Dick knew where we were headed. When Roe v. Wade gave American mothers the legal right to kill the children they had conceived, he wrote a story “The Pre-persons,” in which humans could be terminated until they reached the point of full personhood, at which they understood algebra. Many of the hip and avant-garde people who had professed to admire his work turned against the writer, and some feminists, he claimed, threatened him with death. Of the many things Phil Dick had to apologize for, this story, he said, was not one of them.
Are the sorts of females who lashed out at Dick really human women or only clones of [android] Rachel Rosen? Are their metrosexual male playmates actually men or only androids who have learned to feign compassion for whales and baby seals but are utterly without empathy for their own offspring? Perhaps it is cruel to speculate.

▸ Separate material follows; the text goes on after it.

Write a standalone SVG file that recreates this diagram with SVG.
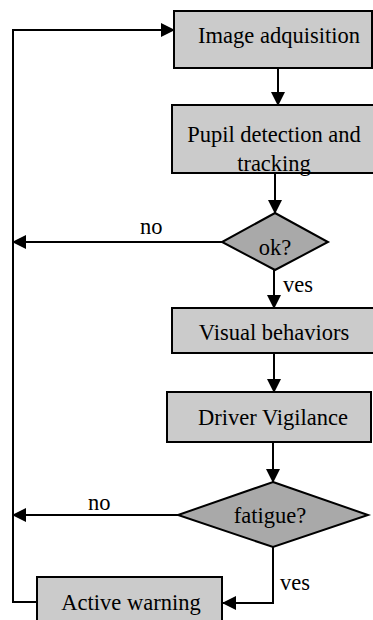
<svg xmlns="http://www.w3.org/2000/svg" width="373" height="620" viewBox="0 0 373 620">
<defs>
<marker id="ahs" viewBox="0 0 14 14" markerWidth="14" markerHeight="14" refX="13" refY="7" orient="auto" markerUnits="userSpaceOnUse">
<path d="M0,0 L14,7 L0,14 Z" fill="#000"/>
</marker>
</defs>
<style>
.box{fill:#cbcbcb;stroke:#000;stroke-width:2}
.dia{fill:#a9a9a9;stroke:#000;stroke-width:2}
.t{font-family:"Liberation Serif","Times New Roman",serif;font-size:22.5px;fill:#000;text-anchor:middle}
.lbl{font-family:"Liberation Serif","Times New Roman",serif;font-size:22.5px;fill:#000}
.c{fill:none;stroke:#000;stroke-width:2}
</style>
<g id="connectors">
<path class="c" d="M278,68 L278,105" marker-end="url(#ahs)"/>
<path class="c" d="M275,173 L275,213" marker-end="url(#ahs)"/>
<path class="c" d="M222,242 L13,242" marker-end="url(#ahs)"/>
<path class="c" d="M274,270 L274,308" marker-end="url(#ahs)"/>
<path class="c" d="M274,353 L274,392" marker-end="url(#ahs)"/>
<path class="c" d="M273,442 L273,482" marker-end="url(#ahs)"/>
<path class="c" d="M178,515 L13,515" marker-end="url(#ahs)"/>
<path class="c" d="M273,547 L273,603 L223,603" marker-end="url(#ahs)"/>
<path class="c" d="M37,602 L13,602 L13,30 L174,30" marker-end="url(#ahs)"/>
<text class="lbl" x="140" y="234">no</text>
<text class="lbl" x="283" y="292">ves</text>
<text class="lbl" x="88" y="510">no</text>
<text class="lbl" x="280" y="590">ves</text>
</g>
<g id="n1">
<rect class="box" x="174" y="11" width="198" height="57"/>
<text class="t" x="279" y="43">Image adquisition</text>
</g>
<g id="n2">
<rect class="box" x="172" y="105" width="203" height="68"/>
<text class="t" x="274" y="142">Pupil detection and</text>
<text class="t" x="274" y="171">tracking</text>
<rect x="172" y="105" width="203" height="68" fill="none" stroke="#000" stroke-width="2"/>
</g>
<g id="n3">
<polygon class="dia" points="275,213 328,242 275,270 222,242"/>
<text class="t" x="275" y="255">ok?</text>
</g>
<g id="n4">
<rect class="box" x="172" y="308" width="203" height="45"/>
<text class="t" x="274" y="340">Visual behaviors</text>
</g>
<g id="n5">
<rect class="box" x="167" y="392" width="204" height="50"/>
<text class="t" x="273" y="425">Driver Vigilance</text>
</g>
<g id="n6">
<polygon class="dia" points="273,482 368,515 273,547 178,515"/>
<text class="t" x="270" y="523">fatigue?</text>
</g>
<g id="n7">
<rect class="box" x="37" y="577" width="185" height="50"/>
<text class="t" x="131" y="610">Active warning</text>
</g>
</svg>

One can readily observe the android-like qualities of modern man, which Fleming mentioned in brief. Surely it would take a brilliant, though highly schizophrenic, mind like that possessed by Philip K. Dick, who Fleming describes as one “insane enough to tell the truth in a world that lives on lies,” to predict not only man’s abandonment of genuine, human empathy but that would lead him to seek sanction for infanticide (and probably beyond) to exterminate his own unwanted offspring.
— Comments —
Jeff W. writes:
There is a sharp contrast between the kind of compassion that modern people feel when they impose taxes in order to fund welfare programs and the compassion that Christ requires.
When an expert in Hebrew law asked Christ, “Who is my neighbor?” he replied with the parable of the good Samaritan. In that story, the Samaritan saw an injured man, half-dead on the road, and the emotion he felt for him is described by the Greek word splagchnizomai. That word means to be emotionally moved in one’s bowels. The root of the word comes from the Greek word for intestines or guts. The love for one’s neighbor that Christ commands is thus a love that we feel deep in our guts and that motivates us to immediate action on behalf of another human being.
In the modern world of cradle-to-grave government welfare, people have lost the occasion for that kind of love, and it seems clear that people have gradually become colder and less loving.